En outre, plusieurs parkings ont été spécialement aménagés pour accueillir les cars des pèlerins, attendus en masse pour entrevoir entre trois et cinq minutes chacun l'une des reliques les plus précieuses de la Chrétienté.
Une grande tente a aussi été installée pour offrir aux touristes des glaces ainsi que des spécialités gastronomiques du Piémont.
Le Saint Suaire de Turin, une pièce de lin de 4,36 m sur 1,10 m sur laquelle, selon la tradition, se serait imprimée l'empreinte du corps du Christ supplicié et en particulier son visage, a été découvert au milieu du XIVe siècle dans la collégiale Notre-Dame à Lirey, près de Troyes (France).
Le tissu est depuis toujours l'objet d'une bataille entre les scientifiques qui croient à son authenticité et ceux qui en doutent.

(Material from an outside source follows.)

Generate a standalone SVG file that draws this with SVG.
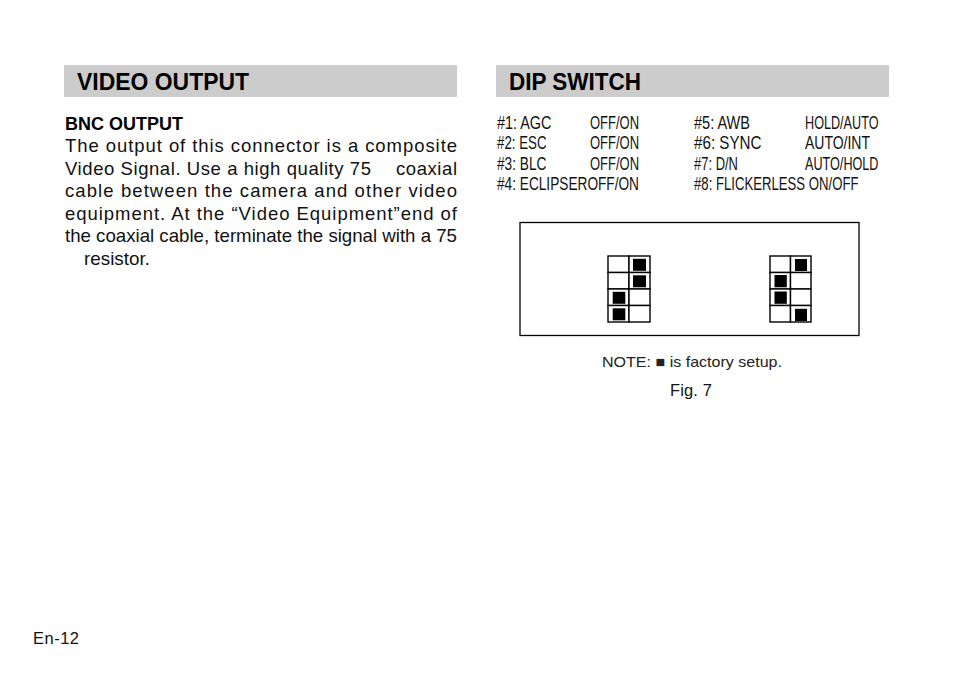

Des historiens, s'appuyant notamment sur une datation au carbone 14 réalisée en 1988, ont établi que la fabrication de ce linceul remontait au Moyen-Age, entre 1260 et 1390, mais cette datation est elle-même contestée.

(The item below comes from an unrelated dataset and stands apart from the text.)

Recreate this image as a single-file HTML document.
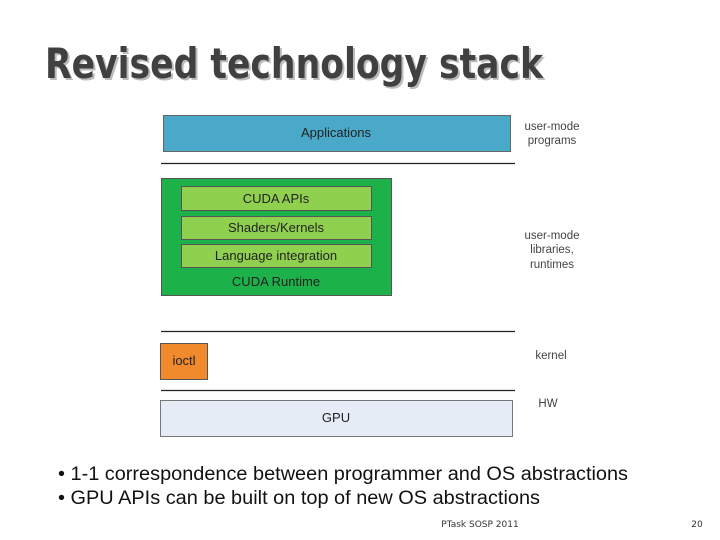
<!DOCTYPE html>
<html><head><style>body{margin:0;background:#fff}svg{display:block}</style></head>
<body>
<svg width="720" height="540" xmlns="http://www.w3.org/2000/svg" font-family="Liberation Sans, Arial, sans-serif">
<text x="47" y="80" font-family="DejaVu Sans" font-weight="bold" font-size="42" fill="#bbb" textLength="498" lengthAdjust="spacingAndGlyphs">Revised technology stack</text>
<text x="45" y="78" font-family="DejaVu Sans" font-weight="bold" font-size="42" fill="#404040" textLength="498" lengthAdjust="spacingAndGlyphs">Revised technology stack</text>
<rect x="163.5" y="115.5" width="347" height="36" fill="#4aa9c8" stroke="#666"/>
<text x="336" y="137" font-size="13" text-anchor="middle" fill="#222">Applications</text>
<line x1="161" y1="163.5" x2="515" y2="163.5" stroke="#222" stroke-width="1.3"/>
<rect x="161.5" y="178.5" width="230" height="117" fill="#1db149" stroke="#555"/>
<rect x="181.5" y="186.5" width="190" height="24" fill="#8fd14f" stroke="#555"/>
<text x="276" y="203" font-size="13" text-anchor="middle" fill="#222">CUDA APIs</text>
<rect x="181.5" y="216.5" width="190" height="23" fill="#8fd14f" stroke="#555"/>
<text x="276" y="232" font-size="13" text-anchor="middle" fill="#222">Shaders/Kernels</text>
<rect x="181.5" y="244.5" width="190" height="23" fill="#8fd14f" stroke="#555"/>
<text x="276" y="260" font-size="13" text-anchor="middle" fill="#222">Language integration</text>
<text x="276" y="286" font-size="13" text-anchor="middle" fill="#222">CUDA Runtime</text>
<line x1="161" y1="331.5" x2="515" y2="331.5" stroke="#222" stroke-width="1.3"/>
<rect x="160.5" y="343.5" width="47" height="36" fill="#f08a2c" stroke="#555"/>
<text x="184" y="365" font-size="13" text-anchor="middle" fill="#222">ioctl</text>
<line x1="161" y1="390.5" x2="515" y2="390.5" stroke="#222" stroke-width="1.3"/>
<rect x="160.5" y="400.5" width="352" height="36" fill="#e6ecf5" stroke="#777"/>
<text x="336" y="422" font-size="13" text-anchor="middle" fill="#222">GPU</text>
<g font-size="11.5" fill="#444" text-anchor="middle">
<text x="552" y="130">user-mode</text><text x="552" y="144">programs</text>
<text x="552" y="239">user-mode</text><text x="552" y="253">libraries,</text><text x="552" y="268">runtimes</text>
<text x="551" y="359">kernel</text>
<text x="548" y="407">HW</text>
</g>
<text x="58" y="480" font-size="19" fill="#111" textLength="570" lengthAdjust="spacingAndGlyphs">• 1-1 correspondence between programmer and OS abstractions</text>
<text x="58" y="504" font-size="19" fill="#111" textLength="482" lengthAdjust="spacingAndGlyphs">• GPU APIs can be built on top of new OS abstractions</text>
<text x="480" y="527" font-family="DejaVu Sans" font-size="9" fill="#333" text-anchor="middle">PTask SOSP 2011</text>
<text x="697" y="527" font-family="DejaVu Sans" font-size="9" fill="#333" text-anchor="middle">20</text>
</svg>
</body></html>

En 2005, le magazine français Science et Vie avait fait réaliser un "vrai faux" linceul avec les techniques du Moyen-Age.

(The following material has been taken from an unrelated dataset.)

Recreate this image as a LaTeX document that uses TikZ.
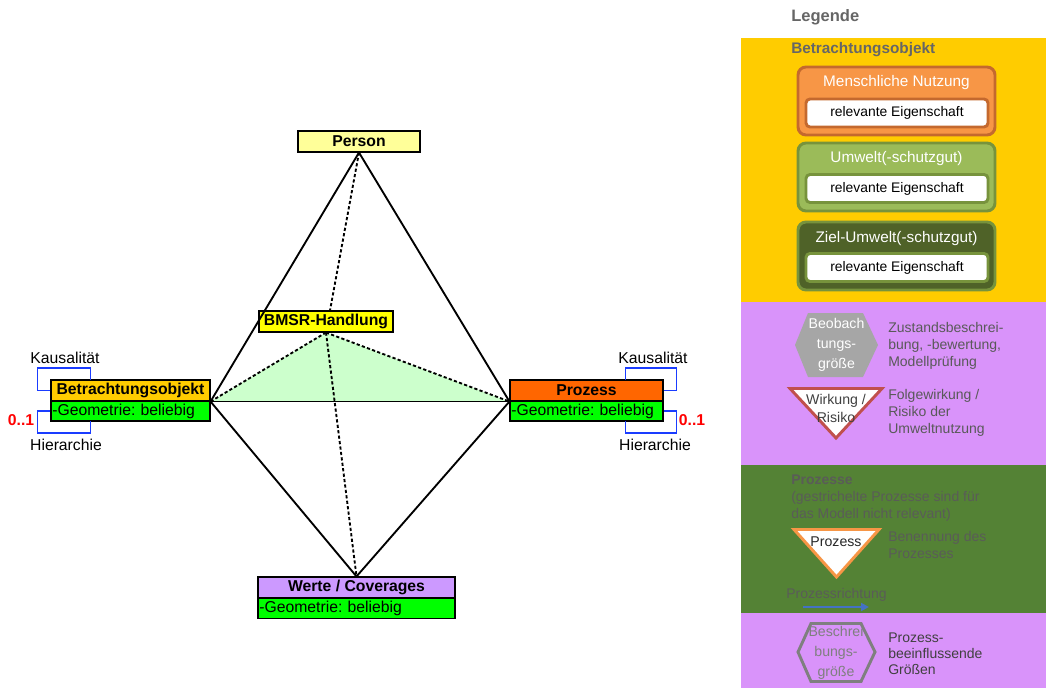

Malgré ces controverses, la relique exerce toujours une grande fascination sur les fidèles. Le président de la commission de l'archevêché de Turin pour le Saint Suaire, Giuseppe Ghiberti, n'a d'ailleurs pas hésité à le qualifier d'"instrument d'évanglisation".
Le Vatican ne s'est toutefois jamais prononcé sur l'authenticité du Saint Suaire, même si le pape Benoît XVI l'honorera lui-même d'une visite le 2 mai.
En annonçant en juin 2008 cette nouvelle exposition du Saint Suaire, le pape avait déclaré qu'elle constituerait "une occasion propice de contempler ce visage mystérieux qui parle silencieusement au coeur des hommes, les invitant à reconnaître le visage de Dieu".
La dernière exposition du Saint Suaire remonte à l'an 2000. Le pape Jean Paul II avait souhaité qu'il soit présenté à la vénération des fidèles, à Turin, à l'occasion des Journées mondiales de la jeunesse (JMJ) organisées cette année-là à Rome.